Just 12 humans have trod on the moon. How soon before the first lunar settlers arrive?

Strong's scheme also has the robotic device relaying local temperature data and other science measurements, as well as images of the Earth from the Moon.

"A lighthouse shows you the way. Green also means life. It can serve as a reference point indicating where a human base is likely to be sited. Around the world, people could see the flashes. They would know that Earth technology is there. Also, green means go," Strong told SPACE.com.

NASA's four-letter-word

Despite a cadre of lunar interested scientists, NASA appears to have turned its back on the Moon, favoring the reddish glow of Mars.

"Evidently, the Moon is still a four-letter-word at NASA. It's just not on the space agency's radar screen," said Steve Gillett, a research assistant professor of geology at the University of Nevada in Reno. One of the more significant developments, however, is the fact that lunar robotic spacecraft are now being readied in Japan and Europe, he said.

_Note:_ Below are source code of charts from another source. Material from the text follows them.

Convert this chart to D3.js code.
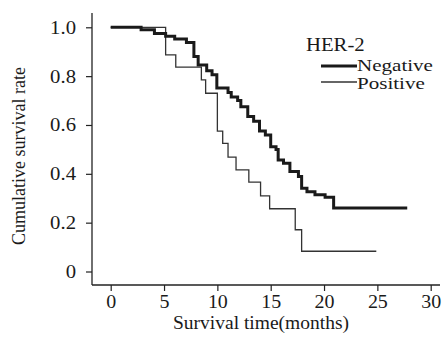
<!DOCTYPE html>
<html><head><meta charset="utf-8">
<script src="https://cdn.jsdelivr.net/npm/d3@7/dist/d3.min.js"></script>
<style>body{margin:0;background:#fff}svg{display:block}text{font-family:"Liberation Serif","Times New Roman",serif;fill:#1a1a1a}</style>
</head><body><svg id="c" width="447" height="339"></svg>
<script>
const xTicks = [0,5,10,15,20,25,30];
const yTicks = [0,0.2,0.4,0.6,0.8,1.0];
const yTickLabels = ["0","0.2","0.4","0.6","0.8","1.0"];
const legendTitle = "HER-2";
const seriesNames = ["Negative","Positive"];
// step points: [time (months), survival]
const negTimes = [0,2.85,4.1,5.15,6.0,7.1,7.8,8.2,9.0,9.5,9.95,11.0,11.3,11.9,12.2,12.85,13.4,13.95,14.5,15.0,15.5,15.7,16.2,16.8,17.6,17.9,18.4,19.15,20.1,20.9,27.8];
const negSurv  = [1.0,0.99,0.975,0.963,0.952,0.938,0.88,0.846,0.822,0.806,0.751,0.733,0.715,0.7,0.675,0.635,0.615,0.575,0.559,0.511,0.5,0.457,0.443,0.409,0.389,0.341,0.327,0.314,0.304,0.26,0.26];
const posTimes = [0,5.15,6.1,8.5,8.9,10.0,10.5,11.0,11.75,12.95,14.05,14.9,17.3,17.9,24.9];
const posSurv  = [1.0,0.887,0.837,0.785,0.73,0.575,0.525,0.468,0.416,0.366,0.31,0.257,0.171,0.083,0.083];

const svg = d3.select("#c");
const x = d3.scaleLinear().domain([0,30]).range([110.7,430.7]);
const y = d3.scaleLinear().domain([0,1]).range([271.5,27.3]);
const axX = 92, axY = 285;

function stretch(sel, f){
  sel.each(function(){
    const w = this.getComputedTextLength();
    d3.select(this).attr("textLength", w*f).attr("lengthAdjust","spacingAndGlyphs");
  });
}

// axis lines
svg.append("line").attr("x1",axX).attr("x2",axX).attr("y1",13).attr("y2",axY).attr("stroke","#222").attr("stroke-width",1.3);
svg.append("line").attr("x1",axX).attr("x2",440).attr("y1",axY).attr("y2",axY).attr("stroke","#222").attr("stroke-width",1.3);

const gy = svg.append("g").attr("transform",`translate(${axX},0)`)
  .call(d3.axisLeft(y).tickValues(yTicks).tickSize(6).tickPadding(10).tickFormat((d,i)=>yTickLabels[i]));
gy.select(".domain").remove();
gy.selectAll("line").attr("stroke","#222").attr("stroke-width",1.2);
gy.selectAll("text").style("font-size","18.5px").attr("fill","#1a1a1a");
stretch(gy.selectAll("text"),1.12);

const gx = svg.append("g").attr("transform",`translate(0,${axY})`)
  .call(d3.axisBottom(x).tickValues(xTicks).tickSize(6).tickPadding(4));
gx.select(".domain").remove();
gx.selectAll("line").attr("stroke","#222").attr("stroke-width",1.2);
gx.selectAll("text").style("font-size","18.5px").attr("fill","#1a1a1a");
stretch(gx.selectAll("text"),1.08);

svg.append("text").attr("x",261).attr("y",329).attr("text-anchor","middle").style("font-size","19.5px").text("Survival time(months)");
svg.append("text").attr("transform","translate(25,156) rotate(-90)").attr("text-anchor","middle").style("font-size","18px").text("Cumulative survival rate");

const line = d3.line().x(d=>x(d[0])).y(d=>y(d[1])).curve(d3.curveStepAfter);
const neg = negTimes.map((t,i)=>[t,negSurv[i]]);
const pos = posTimes.map((t,i)=>[t,posSurv[i]]);
svg.append("path").datum(pos).attr("d",line).attr("fill","none").attr("stroke","#333").attr("stroke-width",1.3);
svg.append("path").datum(neg).attr("d",line).attr("fill","none").attr("stroke","#1a1a1a").attr("stroke-width",3);

// legend
const lt = svg.append("text").attr("x",306).attr("y",51).style("font-size","18.5px").text(legendTitle);
svg.append("line").attr("x1",321).attr("x2",357).attr("y1",66).attr("y2",66).attr("stroke","#1a1a1a").attr("stroke-width",3);
svg.append("line").attr("x1",321).attr("x2",357).attr("y1",82).attr("y2",82).attr("stroke","#333").attr("stroke-width",1.3);
const l1 = svg.append("text").attr("x",357).attr("y",71).style("font-size","16.2px").text(seriesNames[0]);
const l2 = svg.append("text").attr("x",357).attr("y",89).style("font-size","16.2px").text(seriesNames[1]);
stretch(lt,1.12); stretch(l1,1.3); stretch(l2,1.3);
</script></body></html>
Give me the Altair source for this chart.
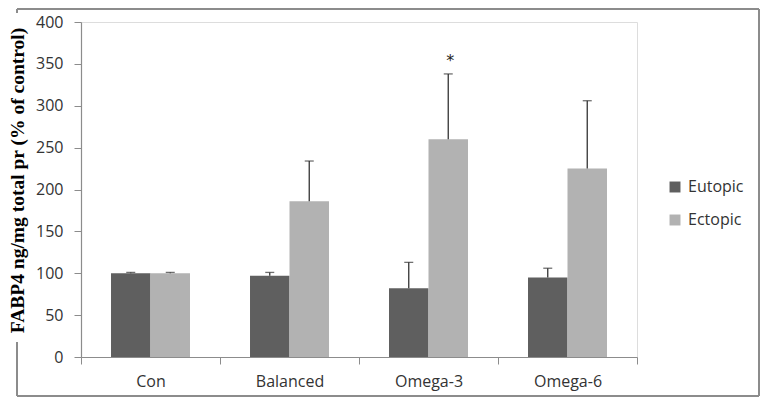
import altair as alt
import pandas as pd

categories = ["Con", "Balanced", "Omega-3", "Omega-6"]
series = ["Eutopic", "Ectopic"]
eutopic = [100, 97, 82, 95]
eutopic_err = [1, 4, 31, 11]
ectopic = [100, 186, 260, 225]
ectopic_err = [1, 48, 78, 81]
star_labels = ["", "", "*", ""]
y_ticks = [0, 50, 100, 150, 200, 250, 300, 350, 400]

rows = []
for i, c in enumerate(categories):
    rows.append({"cat": c, "series": "Eutopic", "value": eutopic[i],
                 "upper": eutopic[i] + eutopic_err[i], "star": ""})
    rows.append({"cat": c, "series": "Ectopic", "value": ectopic[i],
                 "upper": ectopic[i] + ectopic_err[i], "star": star_labels[i]})
df = pd.DataFrame(rows)

FONT = "Open Sans"

x_enc = alt.X("cat:N", sort=categories, title=None,
              scale=alt.Scale(paddingInner=0, paddingOuter=0),
              axis=alt.Axis(labelAngle=0, tickBand="extent", labelFont=FONT,
                            labelFontSize=16, labelColor="#333333",
                            labelPadding=9, tickSize=7, domainColor="#8c8c8c",
                            tickColor="#8c8c8c", domainWidth=1.2))
xoff = alt.XOffset("series:N", sort=series,
                   scale=alt.Scale(paddingInner=0, paddingOuter=0.76))
y_scale = alt.Scale(domain=[0, 400], nice=False)

bars = alt.Chart(df).mark_bar().encode(
    x=x_enc,
    xOffset=xoff,
    y=alt.Y("value:Q", scale=y_scale,
            title="FABP4 ng/mg total pr (% of control)",
            axis=alt.Axis(values=y_ticks, grid=False, labelFont=FONT,
                          labelFontSize=16, labelColor="#333333",
                          labelPadding=11, tickSize=7, domainColor="#8c8c8c",
                          tickColor="#8c8c8c", domainWidth=1.2,
                          titleFont="Liberation Serif", titleFontWeight="bold",
                          titleFontSize=19.5, titleColor="#000000",
                          titleX=-64, titleY=158, titleAlign="center",
                          titleBaseline="middle", titleAngle=-90)),
    color=alt.Color("series:N", sort=series,
                    scale=alt.Scale(domain=series, range=["#5f5f5f", "#b2b2b2"]),
                    legend=alt.Legend(title=None, orient="none", legendX=586,
                                      legendY=157, symbolType="square",
                                      symbolSize=120, symbolStrokeWidth=0,
                                      labelFont=FONT, labelFontSize=16,
                                      labelColor="#333333", rowPadding=17,
                                      labelOffset=5)),
)

rules = alt.Chart(df).mark_rule(color="#333333", strokeWidth=1.3).encode(
    x=alt.X("cat:N", sort=categories),
    xOffset=xoff,
    y=alt.Y("value:Q", scale=y_scale),
    y2="upper:Q",
)

caps = alt.Chart(df).mark_tick(color="#333333", thickness=1.3, size=9).encode(
    x=alt.X("cat:N", sort=categories),
    xOffset=xoff,
    y=alt.Y("upper:Q", scale=y_scale),
)

stars = alt.Chart(df).mark_text(font="DejaVu Sans", fontSize=16, baseline="bottom",
                                dy=-5, dx=2, color="#222222").encode(
    x=alt.X("cat:N", sort=categories),
    xOffset=xoff,
    y=alt.Y("upper:Q", scale=y_scale),
    text="star:N",
)

frame_style = dict(color="#8c8c8c", strokeWidth=2)
blank = alt.Data(values=[{}])
frame_top = alt.Chart(blank).mark_rule(**frame_style).encode(
    x=alt.value(-64), x2=alt.value(678), y=alt.value(-13))
frame_bottom = alt.Chart(blank).mark_rule(**frame_style).encode(
    x=alt.value(-64), x2=alt.value(678), y=alt.value(374))
frame_right = alt.Chart(blank).mark_rule(**frame_style).encode(
    x=alt.value(678), y=alt.value(-13), y2=alt.value(374))
frame_left_a = alt.Chart(blank).mark_rule(**frame_style).encode(
    x=alt.value(-64), y=alt.value(-13), y2=alt.value(-9))
frame_left_b = alt.Chart(blank).mark_rule(**frame_style).encode(
    x=alt.value(-64), y=alt.value(320), y2=alt.value(374))

chart = alt.layer(bars, rules, caps, stars, frame_top, frame_bottom, frame_right,
                  frame_left_a, frame_left_b).properties(
    width=556, height=335,
    autosize=alt.AutoSizeParams(type="none"),
    padding={"left": 73, "top": 14, "right": 124, "bottom": 41},
).configure_view(stroke=None).configure(background="white")

chart.save("out.html", embed_options={"renderer": "svg", "actions": False})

"It's entirely possible that the native language of the first human settlers will not be English," Gillett said.

No major program of lunar investigation will arise from NASA's space science office in the foreseeable future, said Wendell Mendell, a planetary scientist at the Johnson Space Center.

"One might safely conclude that no investment plans should be made that depend on NASA missions to the Moon. On the other hand, is the converse also true? Can we safely make plans that assume NASA will not mount missions to the Moon? I am not so sure," Mendell said.

Efforts are underway in Japan, Europe, and apparently in India and China to initiate a new round of robotic exploration, Mendell noted.

Mendell predicted that the year 2005 is a look-and-see arrival point. By then the fate of the International Space Station will be known. Also, the direction of NASA should be evident by that time. Furthermore, whether space tourism has blossomed would become clear by then, he said.

Among a list of status checks for 2005 is finding out if other nations have moved out to explore the Moon, Mendell said. "We will be able to predict with confidence whether human beings will walk on the Moon in 2010 and predict their nationality."